Essa mistura de culturas somadas à contínua presença dos romeiros/peregrinos durante o Jubileu moldou o jeito de ser e de viver do povo congonhense, influenciando seus costumes além de famílias estrangeiras como Parcus, Vartuli, Candreva, Boratto, Weinschenck e tantas outras ainda vivas na memória de muitos.

Ao longo de mais de 300 anos de sua fundação, a cidade recebeu influências da arquitetura colonial portuguesa e também os estilos gótico e neoclássico da Europa. O casario que restou no eixo entre as igrejas do Rosário passando pelas igrejas da Matriz e de São José, até chegar ao Santuário do Bom Jesus nos permite observar essa afirmativa.

Quando a cidade foi emancipada no final de 1938, as principais ruas e praças da época receberam nomes que homenagearam seus benfeitores como a Av. Governador Valadares e Rua Benedito Quintino que eram, respectivamente, o Governador de MG e o Diretor do Instituto de Geografia e Estatística na época da emancipação. A rua Barão de Congonhas leva esse nome em homenagem ao 2º Barão de Congonhas, Lucas Antônio Monteiro de Castro, benfeitor que existiu por aqui assim como a rua Monteiro de Castro homenageia José Monteiro de Castro, sobrinho do 2º Barão de Congonhas que em sua trajetória política também colaborou com a cidade recém emancipada. Além desses exemplos temos tantos outros que podem ser elencados aqui.

As festividades são marcantes ainda em Congonhas como o reisado e congado, festas que tem suas origens nos costumes dos primeiros africanos escravizados que para cá vieram extrair ouro e pedras preciosas para “seus senhores” como se dizia na época.

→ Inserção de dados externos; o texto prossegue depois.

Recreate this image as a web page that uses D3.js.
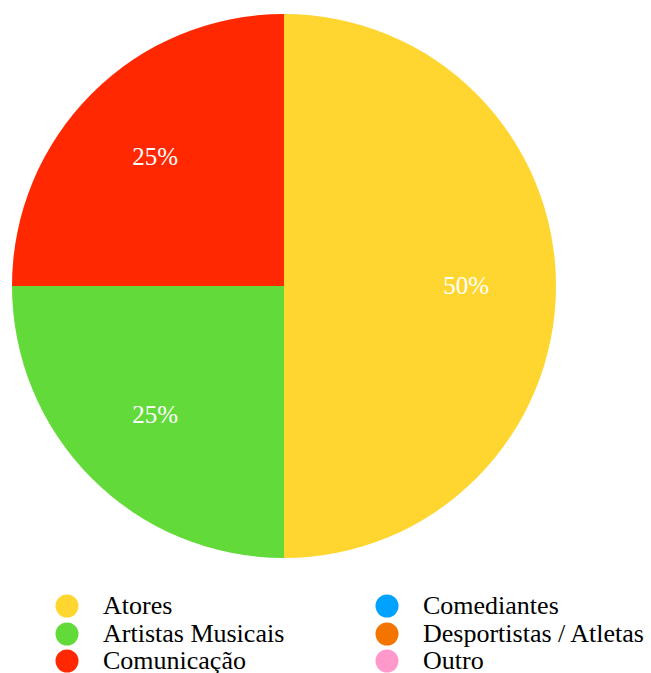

Outros costumes como o carnaval e festa junina sempre foram incentivados por grupos de famílias que viam nesses momentos a oportunidade de celebrar a vida com muita alegria e animação.

Outro momento que merece destaque foi durante a década de 1970 em que alguns empreendimentos de grande porte trouxeram a Congonhas inúmeras famílias advindas do nordeste brasileiro em busca de melhores condições de vida. A construção da ferrovia do aço e a também a construção da Usina Presidente Arthur Bernardes (Açominas) proporcionaram a Congonhas experimentar um fluxo intenso de pessoas buscando novas oportunidades de vida. Muitas delas deixaram para trás seu torrão natal e aqui vivem até hoje.

E esse fluxo de pessoas ao longo de séculos influenciou também na culinária local principalmente nas quitandas tão bem difundidas em nosso município.

Congonhas é uma cidade plural, de gente e de costumes, e que sempre está a se reinventar.